— Data —
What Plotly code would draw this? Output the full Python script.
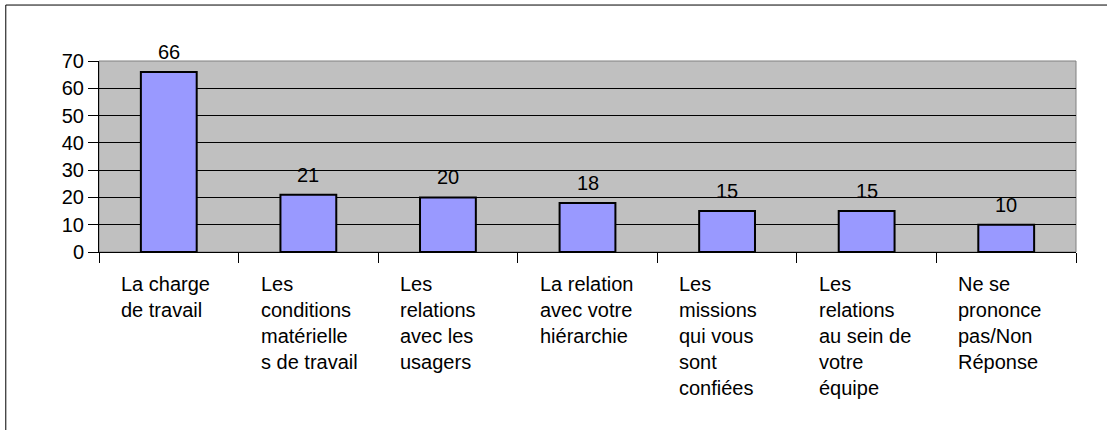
import plotly.graph_objects as go

# categories (wrapped like the original labels) and counts
categories = [
    "La charge<br>de travail",
    "Les<br>conditions<br>matérielle<br>s de travail",
    "Les<br>relations<br>avec les<br>usagers",
    "La relation<br>avec votre<br>hiérarchie",
    "Les<br>missions<br>qui vous<br>sont<br>confiées",
    "Les<br>relations<br>au sein de<br>votre<br>équipe",
    "Ne se<br>prononce<br>pas/Non<br>Réponse",
]
values = [66, 21, 20, 18, 15, 15, 10]
y_ticks = [0, 10, 20, 30, 40, 50, 60, 70]

font = "Liberation Sans, Arial, sans-serif"
pos = list(range(len(values)))

fig = go.Figure()
fig.add_trace(go.Bar(x=pos, y=values, width=0.4,
                     marker=dict(color="#9999FF", line=dict(color="black", width=2)),
                     hoverinfo="y"))

# value labels above the bars
for i, v in zip(pos, values):
    fig.add_annotation(x=i, y=v, text=str(v), showarrow=False, yanchor="bottom",
                       yshift=7, font=dict(family=font, size=20, color="black"))

# category labels, left aligned inside each slot
for i, c in zip(pos, categories):
    fig.add_annotation(x=i - 0.5, xref="x", y=0, yref="paper", text=c, showarrow=False,
                       xanchor="left", yanchor="top", align="left", xshift=20, yshift=-19,
                       font=dict(family=font, size=20, color="black"))

# grey right edge of plot area and outer chart frame
fig.add_shape(type="rect", xref="paper", yref="paper", x0=0, x1=1, y0=0, y1=1,
              line=dict(color="#808080", width=1), layer="below")
fig.add_shape(type="rect", xref="paper", yref="paper", x0=-0.0954, x1=1.05, y0=-1.2, y1=1.293,
              line=dict(color="black", width=1))

fig.update_xaxes(range=[-0.5, len(values) - 0.5], tickvals=[i - 0.5 for i in range(len(values) + 1)],
                 showticklabels=False, ticks="outside", ticklen=10, tickcolor="black",
                 showgrid=False, showline=True, linecolor="black", linewidth=1, zeroline=False)
fig.update_yaxes(range=[0, 70], tickvals=y_ticks, ticks="outside", ticklen=10, tickcolor="black",
                 showgrid=True, gridcolor="black", gridwidth=1, showline=True, linecolor="black",
                 zeroline=False, tickfont=dict(family=font, size=20, color="black"))

fig.update_layout(width=1107, height=430, margin=dict(l=99, r=31, t=61, b=178),
                  plot_bgcolor="#C0C0C0", paper_bgcolor="white", showlegend=False,
                  font=dict(family=font, color="black"))

fig.write_html("out.html", config={"displayModeBar": False},
               post_script="document.body.style.margin='0';")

— Given exercise —
Set down again, exactly, the lines of the material above from its first line to the one with "pos = list(range(len(values)))", inclusive. Leave the pictures out.

— Answer —
What Plotly code would draw this? Output the full Python script.
import plotly.graph_objects as go

# categories (wrapped like the original labels) and counts
categories = [
    "La charge<br>de travail",
    "Les<br>conditions<br>matérielle<br>s de travail",
    "Les<br>relations<br>avec les<br>usagers",
    "La relation<br>avec votre<br>hiérarchie",
    "Les<br>missions<br>qui vous<br>sont<br>confiées",
    "Les<br>relations<br>au sein de<br>votre<br>équipe",
    "Ne se<br>prononce<br>pas/Non<br>Réponse",
]
values = [66, 21, 20, 18, 15, 15, 10]
y_ticks = [0, 10, 20, 30, 40, 50, 60, 70]

font = "Liberation Sans, Arial, sans-serif"
pos = list(range(len(values)))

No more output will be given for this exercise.